AIM OF THE TASK: Write out the material exactly, leaving every picture behind.

[COLLECTED DATA start]

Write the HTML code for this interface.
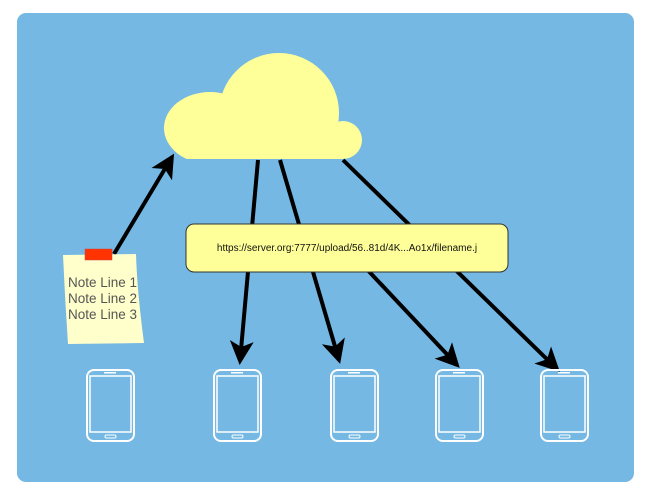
<!DOCTYPE html>
<html><head><style>
html,body{margin:0;padding:0;background:#fff;width:656px;height:491px;overflow:hidden}
</style></head><body>
<svg width="656" height="491" viewBox="0 0 656 491" xmlns="http://www.w3.org/2000/svg">
<defs>
<marker id="ah" markerWidth="6" markerHeight="6" refX="5" refY="3" orient="auto" markerUnits="strokeWidth">
<path d="M0,0 L6,3 L0,6 L1.5,3 z" fill="#000"/>
</marker>
<clipPath id="cc"><rect x="150" y="20" width="230" height="139" rx="16"/></clipPath>
<g id="ph">
<rect x="0" y="0" width="47" height="71" rx="7" fill="none" stroke="#fff" stroke-width="2"/>
<rect x="3" y="6" width="41" height="56" fill="none" stroke="#fff" stroke-width="1.5"/>
<rect x="17" y="2" width="12" height="1.5" fill="#fff"/>
<rect x="18" y="65" width="11" height="3" rx="1.5" fill="none" stroke="#fff" stroke-width="1"/>
</g>
</defs>
<rect x="17" y="13" width="617" height="469" rx="9" fill="#75b8e3"/>
<!-- cloud -->
<g fill="#ffff99" clip-path="url(#cc)">
<circle cx="279" cy="113" r="60"/>
<ellipse cx="210" cy="128" rx="46" ry="36"/>
<circle cx="343" cy="140" r="19"/>
<rect x="200" y="125" width="145" height="40"/>
</g>
<!-- arrows -->
<g stroke="#000" stroke-width="4" fill="none" marker-end="url(#ah)">
<line x1="114" y1="254" x2="172" y2="157"/>
<line x1="258" y1="160" x2="240" y2="361"/>
<line x1="280" y1="160" x2="339" y2="360"/>
<line x1="330" y1="230" x2="457" y2="365"/>
<line x1="343" y1="160" x2="557" y2="369"/>
</g>
<!-- url box -->
<rect x="186" y="224" width="322" height="48" rx="8" fill="#ffff99" stroke="#333" stroke-width="1"/>
<text x="347" y="251" font-family="Liberation Sans, sans-serif" font-size="10" text-anchor="middle" fill="#111">https://server.org:7777/upload/56..81d/4K...Ao1x/filename.j</text>
<!-- note -->
<path d="M63,255 L136,254 Q137,290 144,343 L68,344 Q65,300 63,255 z" fill="#ffffcc"/>
<rect x="85" y="249" width="27" height="11" fill="#ff3300" stroke="#c44" stroke-width="0.5"/>
<g font-family="Liberation Sans, sans-serif" font-size="13.5" fill="#555">
<text x="68" y="287">Note Line 1</text>
<text x="68" y="303">Note Line 2</text>
<text x="68" y="319">Note Line 3</text>
</g>
<!-- phones -->
<use href="#ph" x="87" y="370"/>
<use href="#ph" x="214" y="370"/>
<use href="#ph" x="331" y="370"/>
<use href="#ph" x="436" y="370"/>
<use href="#ph" x="541" y="370"/>
</svg>
</body></html>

[COLLECTED DATA end]

ANSWER:
Write the HTML code for this interface.
<!DOCTYPE html>
<html><head><style>
html,body{margin:0;padding:0;background:#fff;width:656px;height:491px;overflow:hidden}
</style></head><body>
<svg width="656" height="491" viewBox="0 0 656 491" xmlns="http://www.w3.org/2000/svg">
<defs>
<marker id="ah" markerWidth="6" markerHeight="6" refX="5" refY="3" orient="auto" markerUnits="strokeWidth">
<path d="M0,0 L6,3 L0,6 L1.5,3 z" fill="#000"/>
</marker>
<clipPath id="cc"><rect x="150" y="20" width="230" height="139" rx="16"/></clipPath>
<g id="ph">
<rect x="0" y="0" width="47" height="71" rx="7" fill="none" stroke="#fff" stroke-width="2"/>
<rect x="3" y="6" width="41" height="56" fill="none" stroke="#fff" stroke-width="1.5"/>
<rect x="17" y="2" width="12" height="1.5" fill="#fff"/>
<rect x="18" y="65" width="11" height="3" rx="1.5" fill="none" stroke="#fff" stroke-width="1"/>
</g>
</defs>
<rect x="17" y="13" width="617" height="469" rx="9" fill="#75b8e3"/>
<!-- cloud -->
<g fill="#ffff99" clip-path="url(#cc)">
<circle cx="279" cy="113" r="60"/>
<ellipse cx="210" cy="128" rx="46" ry="36"/>
<circle cx="343" cy="140" r="19"/>
<rect x="200" y="125" width="145" height="40"/>
</g>
<!-- arrows -->
<g stroke="#000" stroke-width="4" fill="none" marker-end="url(#ah)">
<line x1="114" y1="254" x2="172" y2="157"/>
<line x1="258" y1="160" x2="240" y2="361"/>
<line x1="280" y1="160" x2="339" y2="360"/>
<line x1="330" y1="230" x2="457" y2="365"/>
<line x1="343" y1="160" x2="557" y2="369"/>
</g>
<!-- url box -->
<rect x="186" y="224" width="322" height="48" rx="8" fill="#ffff99" stroke="#333" stroke-width="1"/>
<text x="347" y="251" font-family="Liberation Sans, sans-serif" font-size="10" text-anchor="middle" fill="#111">https://server.org:7777/upload/56..81d/4K...Ao1x/filename.j</text>
<!-- note -->
<path d="M63,255 L136,254 Q137,290 144,343 L68,344 Q65,300 63,255 z" fill="#ffffcc"/>
<rect x="85" y="249" width="27" height="11" fill="#ff3300" stroke="#c44" stroke-width="0.5"/>
<g font-family="Liberation Sans, sans-serif" font-size="13.5" fill="#555">
<text x="68" y="287">Note Line 1</text>
<text x="68" y="303">Note Line 2</text>
<text x="68" y="319">Note Line 3</text>
</g>
<!-- phones -->
<use href="#ph" x="87" y="370"/>
<use href="#ph" x="214" y="370"/>
<use href="#ph" x="331" y="370"/>
<use href="#ph" x="436" y="370"/>
<use href="#ph" x="541" y="370"/>
</svg>
</body></html>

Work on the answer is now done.